* Start *

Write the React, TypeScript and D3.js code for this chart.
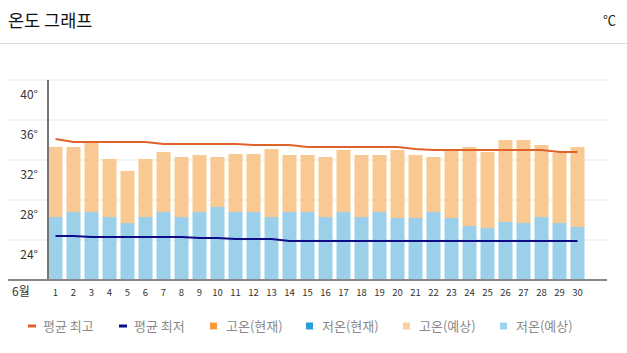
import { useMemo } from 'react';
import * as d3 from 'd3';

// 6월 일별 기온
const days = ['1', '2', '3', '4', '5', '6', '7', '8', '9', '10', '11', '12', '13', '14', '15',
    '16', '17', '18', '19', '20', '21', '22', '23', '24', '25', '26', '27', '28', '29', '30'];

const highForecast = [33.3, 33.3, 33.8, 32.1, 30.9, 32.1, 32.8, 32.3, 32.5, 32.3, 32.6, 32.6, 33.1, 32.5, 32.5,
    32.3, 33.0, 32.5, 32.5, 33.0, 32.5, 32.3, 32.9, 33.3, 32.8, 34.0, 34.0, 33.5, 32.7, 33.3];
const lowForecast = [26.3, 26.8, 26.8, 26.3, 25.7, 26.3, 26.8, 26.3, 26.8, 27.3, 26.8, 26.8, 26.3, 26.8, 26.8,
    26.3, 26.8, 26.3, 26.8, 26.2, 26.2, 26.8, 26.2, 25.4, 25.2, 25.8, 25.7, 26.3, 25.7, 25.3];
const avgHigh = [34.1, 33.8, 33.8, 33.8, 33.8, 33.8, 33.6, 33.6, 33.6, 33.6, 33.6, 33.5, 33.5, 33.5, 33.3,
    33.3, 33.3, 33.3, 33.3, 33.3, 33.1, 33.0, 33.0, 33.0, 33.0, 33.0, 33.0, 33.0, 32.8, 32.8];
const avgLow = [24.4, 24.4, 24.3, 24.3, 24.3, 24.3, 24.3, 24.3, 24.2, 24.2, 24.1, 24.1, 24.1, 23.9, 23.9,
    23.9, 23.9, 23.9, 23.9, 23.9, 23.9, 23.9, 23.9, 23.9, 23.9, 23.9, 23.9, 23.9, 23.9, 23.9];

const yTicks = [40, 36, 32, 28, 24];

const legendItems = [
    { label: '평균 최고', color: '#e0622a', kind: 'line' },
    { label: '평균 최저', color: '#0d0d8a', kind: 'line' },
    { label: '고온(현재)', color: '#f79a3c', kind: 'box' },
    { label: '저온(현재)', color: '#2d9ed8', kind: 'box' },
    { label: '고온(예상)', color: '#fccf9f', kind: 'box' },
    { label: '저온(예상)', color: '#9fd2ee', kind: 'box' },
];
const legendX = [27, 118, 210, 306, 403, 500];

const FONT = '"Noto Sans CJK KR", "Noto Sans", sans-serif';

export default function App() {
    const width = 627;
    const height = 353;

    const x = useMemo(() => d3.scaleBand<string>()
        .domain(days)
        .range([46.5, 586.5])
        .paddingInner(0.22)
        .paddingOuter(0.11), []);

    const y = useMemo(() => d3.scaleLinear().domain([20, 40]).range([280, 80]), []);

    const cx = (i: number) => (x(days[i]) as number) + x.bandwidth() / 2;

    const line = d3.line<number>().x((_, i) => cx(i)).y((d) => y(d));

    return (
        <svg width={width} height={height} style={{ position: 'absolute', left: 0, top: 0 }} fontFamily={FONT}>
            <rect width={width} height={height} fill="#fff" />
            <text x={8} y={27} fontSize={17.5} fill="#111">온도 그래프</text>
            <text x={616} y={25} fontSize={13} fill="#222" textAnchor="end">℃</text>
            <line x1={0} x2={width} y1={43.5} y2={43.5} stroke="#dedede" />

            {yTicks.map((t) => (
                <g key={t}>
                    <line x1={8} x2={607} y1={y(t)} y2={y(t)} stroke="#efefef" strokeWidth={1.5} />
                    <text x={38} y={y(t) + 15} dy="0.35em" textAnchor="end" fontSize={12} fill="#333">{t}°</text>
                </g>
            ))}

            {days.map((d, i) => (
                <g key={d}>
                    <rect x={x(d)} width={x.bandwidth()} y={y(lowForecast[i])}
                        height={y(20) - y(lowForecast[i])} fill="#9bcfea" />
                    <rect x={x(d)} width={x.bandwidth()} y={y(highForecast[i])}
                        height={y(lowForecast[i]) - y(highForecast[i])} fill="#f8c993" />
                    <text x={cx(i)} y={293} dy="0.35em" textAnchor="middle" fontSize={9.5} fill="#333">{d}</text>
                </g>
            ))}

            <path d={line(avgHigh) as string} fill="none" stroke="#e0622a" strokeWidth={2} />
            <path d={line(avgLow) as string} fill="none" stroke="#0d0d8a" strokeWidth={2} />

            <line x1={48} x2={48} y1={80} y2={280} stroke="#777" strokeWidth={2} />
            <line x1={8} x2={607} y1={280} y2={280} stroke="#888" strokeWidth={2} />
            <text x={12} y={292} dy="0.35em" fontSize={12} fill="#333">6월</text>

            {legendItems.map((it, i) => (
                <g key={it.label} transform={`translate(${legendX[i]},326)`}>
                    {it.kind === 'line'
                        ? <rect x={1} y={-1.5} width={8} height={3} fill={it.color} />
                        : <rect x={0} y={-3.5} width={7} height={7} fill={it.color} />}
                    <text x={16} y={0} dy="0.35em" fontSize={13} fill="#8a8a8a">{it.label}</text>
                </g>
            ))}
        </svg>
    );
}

* End *

The exercise.
Omit the pictures, and quote the material above exactly as given.

Result for this task.
Write the React, TypeScript and D3.js code for this chart.
import { useMemo } from 'react';
import * as d3 from 'd3';

// 6월 일별 기온
const days = ['1', '2', '3', '4', '5', '6', '7', '8', '9', '10', '11', '12', '13', '14', '15',
    '16', '17', '18', '19', '20', '21', '22', '23', '24', '25', '26', '27', '28', '29', '30'];

const highForecast = [33.3, 33.3, 33.8, 32.1, 30.9, 32.1, 32.8, 32.3, 32.5, 32.3, 32.6, 32.6, 33.1, 32.5, 32.5,
    32.3, 33.0, 32.5, 32.5, 33.0, 32.5, 32.3, 32.9, 33.3, 32.8, 34.0, 34.0, 33.5, 32.7, 33.3];
const lowForecast = [26.3, 26.8, 26.8, 26.3, 25.7, 26.3, 26.8, 26.3, 26.8, 27.3, 26.8, 26.8, 26.3, 26.8, 26.8,
    26.3, 26.8, 26.3, 26.8, 26.2, 26.2, 26.8, 26.2, 25.4, 25.2, 25.8, 25.7, 26.3, 25.7, 25.3];
const avgHigh = [34.1, 33.8, 33.8, 33.8, 33.8, 33.8, 33.6, 33.6, 33.6, 33.6, 33.6, 33.5, 33.5, 33.5, 33.3,
    33.3, 33.3, 33.3, 33.3, 33.3, 33.1, 33.0, 33.0, 33.0, 33.0, 33.0, 33.0, 33.0, 32.8, 32.8];
const avgLow = [24.4, 24.4, 24.3, 24.3, 24.3, 24.3, 24.3, 24.3, 24.2, 24.2, 24.1, 24.1, 24.1, 23.9, 23.9,
    23.9, 23.9, 23.9, 23.9, 23.9, 23.9, 23.9, 23.9, 23.9, 23.9, 23.9, 23.9, 23.9, 23.9, 23.9];

const yTicks = [40, 36, 32, 28, 24];

const legendItems = [
    { label: '평균 최고', color: '#e0622a', kind: 'line' },
    { label: '평균 최저', color: '#0d0d8a', kind: 'line' },
    { label: '고온(현재)', color: '#f79a3c', kind: 'box' },
    { label: '저온(현재)', color: '#2d9ed8', kind: 'box' },
    { label: '고온(예상)', color: '#fccf9f', kind: 'box' },
    { label: '저온(예상)', color: '#9fd2ee', kind: 'box' },
];
const legendX = [27, 118, 210, 306, 403, 500];

const FONT = '"Noto Sans CJK KR", "Noto Sans", sans-serif';

export default function App() {
    const width = 627;
    const height = 353;

    const x = useMemo(() => d3.scaleBand<string>()
        .domain(days)
        .range([46.5, 586.5])
        .paddingInner(0.22)
        .paddingOuter(0.11), []);

    const y = useMemo(() => d3.scaleLinear().domain([20, 40]).range([280, 80]), []);

    const cx = (i: number) => (x(days[i]) as number) + x.bandwidth() / 2;

    const line = d3.line<number>().x((_, i) => cx(i)).y((d) => y(d));

    return (
        <svg width={width} height={height} style={{ position: 'absolute', left: 0, top: 0 }} fontFamily={FONT}>
            <rect width={width} height={height} fill="#fff" />
            <text x={8} y={27} fontSize={17.5} fill="#111">온도 그래프</text>
            <text x={616} y={25} fontSize={13} fill="#222" textAnchor="end">℃</text>
            <line x1={0} x2={width} y1={43.5} y2={43.5} stroke="#dedede" />

            {yTicks.map((t) => (
                <g key={t}>
                    <line x1={8} x2={607} y1={y(t)} y2={y(t)} stroke="#efefef" strokeWidth={1.5} />
                    <text x={38} y={y(t) + 15} dy="0.35em" textAnchor="end" fontSize={12} fill="#333">{t}°</text>
                </g>
            ))}

            {days.map((d, i) => (
                <g key={d}>
                    <rect x={x(d)} width={x.bandwidth()} y={y(lowForecast[i])}
                        height={y(20) - y(lowForecast[i])} fill="#9bcfea" />
                    <rect x={x(d)} width={x.bandwidth()} y={y(highForecast[i])}
                        height={y(lowForecast[i]) - y(highForecast[i])} fill="#f8c993" />
                    <text x={cx(i)} y={293} dy="0.35em" textAnchor="middle" fontSize={9.5} fill="#333">{d}</text>
                </g>
            ))}

            <path d={line(avgHigh) as string} fill="none" stroke="#e0622a" strokeWidth={2} />
            <path d={line(avgLow) as string} fill="none" stroke="#0d0d8a" strokeWidth={2} />

            <line x1={48} x2={48} y1={80} y2={280} stroke="#777" strokeWidth={2} />
            <line x1={8} x2={607} y1={280} y2={280} stroke="#888" strokeWidth={2} />
            <text x={12} y={292} dy="0.35em" fontSize={12} fill="#333">6월</text>

            {legendItems.map((it, i) => (
                <g key={it.label} transform={`translate(${legendX[i]},326)`}>
                    {it.kind === 'line'
                        ? <rect x={1} y={-1.5} width={8} height={3} fill={it.color} />
                        : <rect x={0} y={-3.5} width={7} height={7} fill={it.color} />}
                    <text x={16} y={0} dy="0.35em" fontSize={13} fill="#8a8a8a">{it.label}</text>
                </g>
            ))}
        </svg>
    );
}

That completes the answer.